| Scenario | Size | Clock | Bus | Eff. | Burst | Arb+IRQ | Result |
|---|---|---|---|---|---|---|---|
| Audio buffer | 32 KB | 100 MHz | 32-bit | 90% | 128 B | 2.0 µs | High throughput, low latency |
| Sensor burst | 4 KB | 80 MHz | 16-bit | 75% | 64 B | 4.5 µs | Overheads dominate small payloads |
| Frame chunk | 256 KB | 200 MHz | 64-bit | 85% | 512 B | 3.0 µs | Good balance for shared buses |
Use scenarios to compare burst sizing and latency budgets quickly.
- BusThroughput = (ClockHz × BusWidthBits) ÷ 8
- TheoreticalTime = Bytes ÷ BusThroughput
- DataTime = TheoreticalTime ÷ (Efficiency/100)
- BurstCount = ceil(Bytes ÷ BurstSizeBytes)
- BurstOverheadTime = BurstCount × BurstOverheadUs
- FixedLatencyTime = ArbitrationUs + InterruptUs
- TimePerTransfer = DataTime + BurstOverheadTime + FixedLatencyTime
- EffectiveThroughput = Bytes ÷ TimePerTransfer
- Enter payload size and select its unit.
- Set clock and bus width to match your interface.
- Choose an efficiency estimate from measurements or datasheets.
- Provide burst size and overhead to reflect protocol behavior.
- Add arbitration and interrupt latency for your software path.
- Press Calculate and review throughput and timing.
- Export CSV for reports, or PDF for sharing.
Why transfer time is rarely just bytes divided by bandwidth
DMA performance is shaped by more than payload size.

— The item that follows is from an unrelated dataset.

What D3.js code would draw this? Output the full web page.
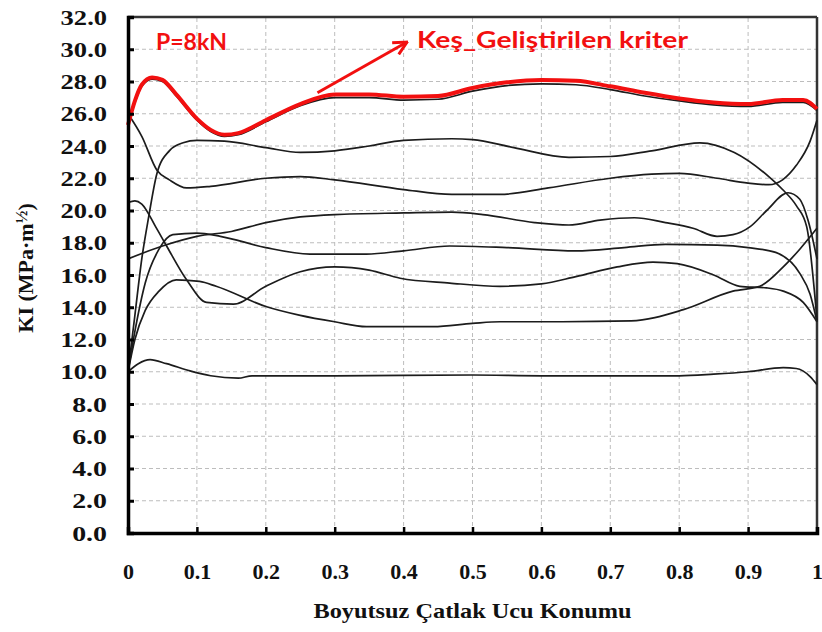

Real buses include address phases, handshakes, and wait states when targets cannot accept data. This calculator separates theoretical data time from practical losses using an efficiency factor. When efficiency drops, the same buffer consumes more time and increases deadline risk in audio, motor control, and data acquisition loops.
How bus width and clock translate into a ceiling
Bus throughput is computed from clock frequency and bus width, producing a clear upper limit in bytes per second. A 32-bit path at 200 MHz yields a higher ceiling than a 16-bit path at 80 MHz, but only if the fabric can sustain one beat per clock. Use the theoretical figure to sanity-check datasheet claims and confirm configuration registers.
Burst sizing: balancing protocol overhead and fairness
Bursts reduce repeated setup, but very large bursts can increase latency for other masters and raise arbitration delays on shared fabrics. The calculator estimates burst count with a per-burst overhead term, showing why small transfers can be overhead-dominated. Try sweeping burst size to find a stable point where overhead shrinks without creating long bus occupancy.
Latency terms that matter in real firmware
Arbitration latency captures the time before the DMA engine gains access to the bus, which grows under contention from CPUs, GPUs, or other DMAs. Interrupt latency models completion handling, including ISR entry and bookkeeping. For tight loops, these fixed costs can outweigh data movement. Enter measured values from trace tools to match field behavior.
Using outputs for design decisions and verification
Time per transfer and effective throughput help size ring buffers, choose interrupt coalescing, and decide whether to chain descriptors. Estimated utilization indicates whether the bus is a limiting resource or whether software overhead dominates. Export CSV for requirements documents and PDF for reviews, then compare scenarios to justify burst, clock, or contention mitigation choices. For validation, compare computed time against logic-analyzer captures and DMA completion timestamps, then iterate efficiency and latency inputs until the model tracks reality across multiple buffer sizes and transfer directions. This loop builds confidence before release.
What does the efficiency percentage represent?
It approximates protocol gaps, wait-states, and contention that reduce sustained throughput versus the ideal one-beat-per-clock rate. Use measured bandwidth or bus utilization counters to estimate it.
How should I choose burst size?
Start with a value aligned to cache lines or FIFO depth, then sweep larger and smaller bursts. Pick the smallest size that delivers stable throughput without creating long bus occupancy or starving other masters.
Why do small transfers look slow?
Fixed costs dominate: burst setup, arbitration, and interrupt handling can be larger than the data movement time. Consider batching, descriptor chaining, or interrupt coalescing for many small buffers.
Is the bus throughput formula always accurate?
It is a ceiling based on width and clock. Some interconnects transfer multiple beats per cycle, or throttle by target readiness. Capture this by adjusting efficiency and the per-burst overhead terms.
What should I enter for arbitration and interrupt latency?
Prefer measurements: time from DMA request to first beat for arbitration, and completion signal to ISR completion for interrupt latency. If unknown, start with microsecond-scale estimates and refine with traces.
Can I model memory-to-memory copies?
Yes. Select memory-to-memory direction to document intent, then tune efficiency and overhead for your fabric. Compare outputs against memcpy or DMA benchmarks to decide which approach meets your timing budget.